> **Problem details**
Check every line below for the string "image", and copy the lines that contain it.

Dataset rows
*-*-*
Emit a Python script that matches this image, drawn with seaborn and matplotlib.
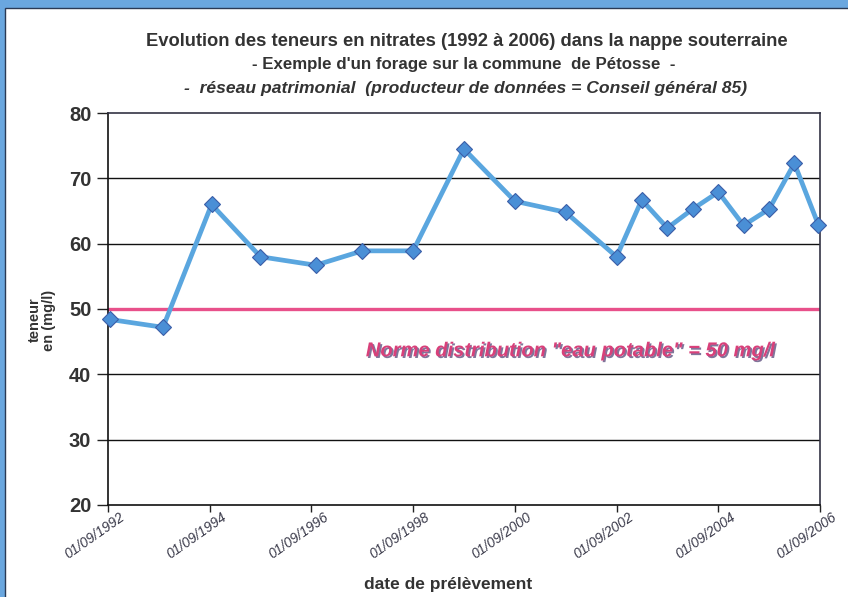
import matplotlib
matplotlib.use("Agg")
import matplotlib.pyplot as plt
import matplotlib.patheffects as pe
from matplotlib.patches import Rectangle
from matplotlib.transforms import ScaledTranslation, blended_transform_factory
import seaborn as sns
import pandas as pd

# ---- data ----
dates = ["1992-09-15", "1993-10-01", "1994-09-15", "1995-09-01", "1996-10-01",
         "1997-09-01", "1998-09-01", "1999-09-01", "2000-09-01", "2001-09-01",
         "2002-09-01", "2003-03-01", "2003-09-01", "2004-03-01", "2004-09-01",
         "2005-03-01", "2005-09-01", "2006-03-01", "2006-08-20"]
nitrates = [48.4, 47.2, 66.0, 58.0, 56.7, 58.9, 58.9, 74.5, 66.5, 64.8,
            58.0, 66.7, 62.4, 65.3, 67.9, 62.8, 65.3, 72.3, 62.9]
norme = 50
tick_years = ["1992", "1994", "1996", "1998", "2000", "2002", "2004", "2006"]
tick_labels = ["01/09/" + y for y in tick_years]
y_ticks = [20, 30, 40, 50, 60, 70, 80]

df = pd.DataFrame({"date": pd.to_datetime(dates), "teneur": nitrates})

sns.set_style("white")
plt.rcParams["font.family"] = ["Liberation Sans", "DejaVu Sans"]

fig = plt.figure(figsize=(8.48, 5.97), dpi=100)
fig.patch.set_facecolor("white")

# scanned blue frame
fig.patches.append(Rectangle((0, 1 - 8 / 597), 1, 8 / 597, transform=fig.transFigure,
                             facecolor="#6aa7df", edgecolor="none", zorder=0))
fig.patches.append(Rectangle((0, 0), 5 / 848, 1, transform=fig.transFigure,
                             facecolor="#6aa7df", edgecolor="none", zorder=0))
fig.patches.append(Rectangle((5 / 848, -0.01), 1.0, 1 - 8 / 597 + 0.01, transform=fig.transFigure,
                             facecolor="none", edgecolor="#2a3a55", linewidth=1.0, zorder=1))

ax = fig.add_axes([108 / 848, 1 - 505 / 597, (820 - 108) / 848, (505 - 113) / 597])
ax.set_facecolor("white")

# horizontal gridlines
for yv in [30, 40, 60, 70]:
    ax.axhline(yv, color="#111111", lw=1.0, zorder=1)
ax.axhline(norme, color="#e8508a", lw=2.4, zorder=2)

sns.lineplot(data=df, x="date", y="teneur", ax=ax, color="#5aa6df", lw=3.4,
             marker="D", markersize=8, markerfacecolor="#4a8fd6",
             markeredgecolor="#3b5ea8", markeredgewidth=0.8, zorder=3, clip_on=False)

ax.set_xlim(pd.Timestamp("1992-09-01"), pd.Timestamp("2006-09-01"))
ax.set_ylim(20, 80)
ax.set_yticks(y_ticks)
ax.set_yticklabels([str(v) for v in y_ticks], fontsize=14.5, fontweight="bold", color="#333333")
xt = [pd.Timestamp(y + "-09-01") for y in tick_years]
ax.set_xticks(xt)
ax.set_xticklabels([""] * len(xt))

# rotated date labels, placed below each tick
trans = blended_transform_factory(ax.transData, ax.transAxes)
for t, lab in zip(xt, tick_labels):
    tr = trans + ScaledTranslation(-13 / 100, -31 / 100, fig.dpi_scale_trans)
    ax.text(t, 0, lab, transform=tr, rotation=35, rotation_mode="anchor",
            ha="center", va="center", fontsize=10, fontstyle="italic",
            color="#3a3a4a", clip_on=False)

ax.tick_params(axis="y", direction="out", length=8, width=1.0, color="#222222", pad=4, left=True)
ax.tick_params(axis="x", direction="out", length=5, width=1.0, color="#222222", bottom=True)
for s in ["left", "bottom"]:
    ax.spines[s].set_color("#111111")
    ax.spines[s].set_linewidth(1.2)
for s in ["top", "right"]:
    ax.spines[s].set_color("#333344")
    ax.spines[s].set_linewidth(1.2)
ax.set_xlabel("")
ax.set_ylabel("")

# norm annotation
ax.text(pd.Timestamp("2001-10-05"), 43.6, 'Norme distribution "eau potable" = 50 mg/l',
        color="#d8407a", fontsize=14.5, fontweight="bold", fontstyle="italic",
        ha="center", va="center", zorder=4,
        path_effects=[pe.withSimplePatchShadow(offset=(1.2, -1.2), shadow_rgbFace="#4a3a70", alpha=0.7)])

# titles
fig.text(467 / 848, 1 - 42 / 597,
         "Evolution des teneurs en nitrates (1992 à 2006) dans la nappe souterraine",
         ha="center", va="center", fontsize=13.2, fontweight="bold", color="#333333")
fig.text(464 / 848, 1 - 65 / 597,
         "- Exemple d'un forage sur la commune  de Pétosse  -",
         ha="center", va="center", fontsize=12.2, fontweight="bold", color="#333333")
fig.text(466 / 848, 1 - 88 / 597,
         "-  réseau patrimonial  (producteur de données = Conseil général 85)",
         ha="center", va="center", fontsize=12.6, fontweight="bold", fontstyle="italic",
         color="#333333")

# axis labels
fig.text(42 / 848, 1 - 320 / 597, "teneur\nen (mg/l)", rotation=90, ha="center", va="center",
         fontsize=10.5, fontweight="bold", color="#333333", linespacing=1.0)
fig.text(448 / 848, 1 - 584 / 597, "date de prélèvement", ha="center", va="center",
         fontsize=12.5, fontweight="bold", color="#333333")

fig.savefig("out.png", dpi=100, facecolor=fig.get_facecolor())
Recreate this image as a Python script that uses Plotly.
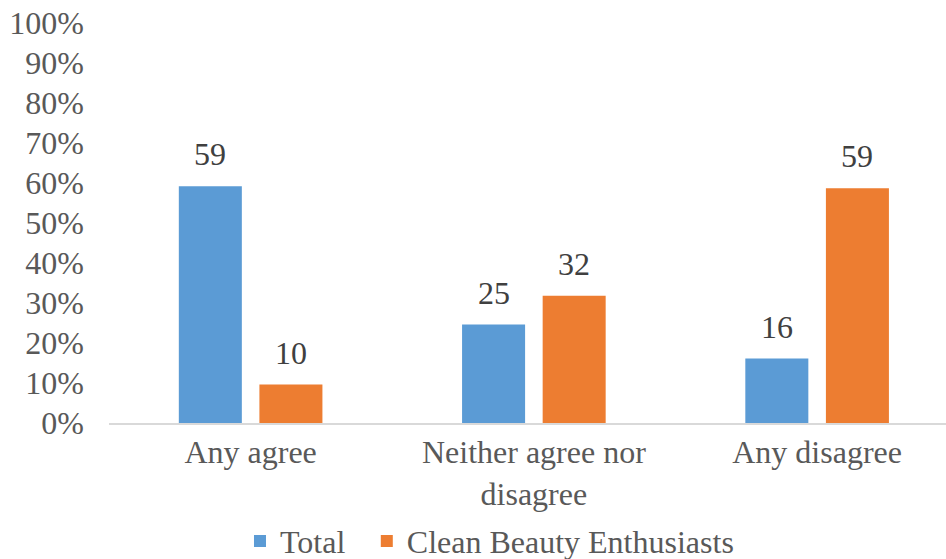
import plotly.graph_objects as go

categories = ["Any agree", "Neither agree nor<br>disagree", "Any disagree"]
total_values = [59.2, 24.6, 16.1]
total_labels = ["59", "25", "16"]
cbe_values = [9.6, 31.8, 58.7]
cbe_labels = ["10", "32", "59"]
y_ticks = [0, 10, 20, 30, 40, 50, 60, 70, 80, 90, 100]
y_tick_text = [f"{v}%" for v in y_ticks]

FONT = "Liberation Serif, Times New Roman, serif"
BLUE = "#5B9BD5"
ORANGE = "#ED7D31"
FS = 32

fig = go.Figure()
fig.add_trace(go.Bar(name="Total", x=categories, y=total_values, legend="legend",
                     marker=dict(color=BLUE, line=dict(width=0))))
fig.add_trace(go.Bar(name="Clean Beauty Enthusiasts", x=categories, y=cbe_values, legend="legend2",
                     marker=dict(color=ORANGE, line=dict(width=0))))

# data labels as annotations above bars
bar_offset = 40.3
for vals, labs, sh in [(total_values, total_labels, -bar_offset), (cbe_values, cbe_labels, bar_offset)]:
    for c, v, t in zip(categories, vals, labs):
        fig.add_annotation(x=c, y=v, text=t, showarrow=False, xshift=sh,
                           yanchor="bottom", yshift=12,
                           font=dict(family=FONT, size=FS, color="#404040"))

legend_common = dict(orientation="h", xanchor="left", yref="container", y=0.032, yanchor="middle",
                     font=dict(family=FONT, size=FS, color="#595959"), itemwidth=30,
                     bgcolor="rgba(0,0,0,0)")

fig.update_layout(
    width=946, height=559,
    margin=dict(l=109, r=0, t=23, b=136),
    paper_bgcolor="white", plot_bgcolor="white",
    barmode="group", bargap=0.431, bargroupgap=0.218,
    font=dict(family=FONT, size=FS, color="#595959"),
    showlegend=True,
    legend=dict(x=0.1565, **legend_common),
    legend2=dict(x=0.308, **legend_common),
    xaxis=dict(type="category", range=[-0.5, 2.455], showline=True, linecolor="#D9D9D9",
               linewidth=1.5, showgrid=False, ticks="", tickfont=dict(family=FONT, size=FS, color="#595959"),
               fixedrange=True),
    yaxis=dict(range=[0, 100], tickvals=y_ticks, ticktext=y_tick_text, showgrid=False,
               zeroline=False, showline=False, ticks="", ticklabelstandoff=24,
               tickfont=dict(family=FONT, size=FS, color="#595959"), fixedrange=True),
)

fig.write_html("out.html")
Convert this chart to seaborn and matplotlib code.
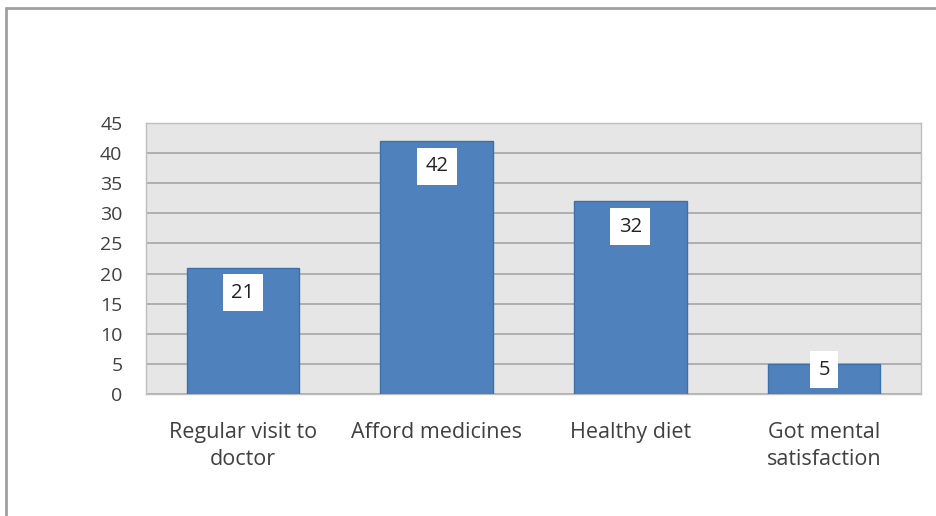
import matplotlib
matplotlib.use("Agg")
import matplotlib.pyplot as plt
import seaborn as sns
import pandas as pd
from matplotlib.lines import Line2D

categories = ["Regular visit to\ndoctor", "Afford medicines", "Healthy diet", "Got mental\nsatisfaction"]
values = [21, 42, 32, 5]
yticks = [0, 5, 10, 15, 20, 25, 30, 35, 40, 45]

sns.set_theme(style="white")
plt.rcParams['font.family'] = ['Open Sans', 'DejaVu Sans']

df = pd.DataFrame({"category": categories, "value": values})

fig = plt.figure(figsize=(9.36, 5.16), dpi=100)
W, H = 936, 516
ax = fig.add_axes([146 / W, 1 - 394 / H, (921 - 146) / W, (394 - 123) / H])
ax.set_facecolor("#e6e6e6")

sns.barplot(data=df, x="category", y="value", ax=ax, color="#4f81bd",
            width=0.58, edgecolor="#3f6fa8", linewidth=1.0, saturation=1, zorder=3)

ax.set_ylim(0, 45)
ax.set_xlim(-0.5, 3.5)
ax.set_yticks(yticks)
ax.set_yticklabels([str(t) for t in yticks], fontsize=14, color="#404040")
ax.set_xticks(range(len(categories)))
ax.set_xticklabels(categories, fontsize=15.5, color="#404040", linespacing=1.4)
ax.tick_params(axis="x", length=0, pad=20)
ax.tick_params(axis="y", length=0, pad=17)
ax.set_xlabel("")
ax.set_ylabel("")
ax.yaxis.grid(True, color="#a6a6a6", linewidth=1.2, zorder=1)
ax.set_axisbelow(True)
for s in ax.spines.values():
    s.set_color("#bdbdbd")
    s.set_linewidth(1.0)

for i, v in enumerate(values):
    ly = max(v - 4.2, 4.0)
    ax.text(i, ly, str(v), ha="center", va="center", fontsize=14.5, color="#222222", zorder=5,
            bbox=dict(boxstyle="square,pad=0.42", facecolor="white", edgecolor="none"))

# outer chart frame (left and top edges visible)
fig.add_artist(Line2D([6 / W, 6 / W], [0, 1 - 8 / H], color="#a0a0a0", linewidth=2.0))
fig.add_artist(Line2D([6 / W, 1], [1 - 8 / H, 1 - 8 / H], color="#a0a0a0", linewidth=2.0))

fig.savefig("out.png", dpi=100, facecolor="white")
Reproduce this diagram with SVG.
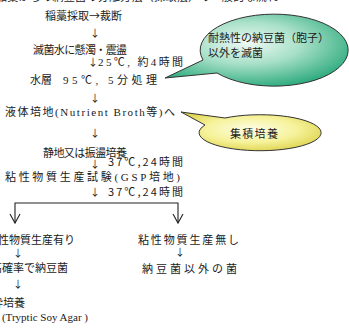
*-*-*
> **Solved problem**
Emit a Python script that matches this image, drawn with seaborn and matplotlib.
Recreate this image as a Python script that uses Plotly.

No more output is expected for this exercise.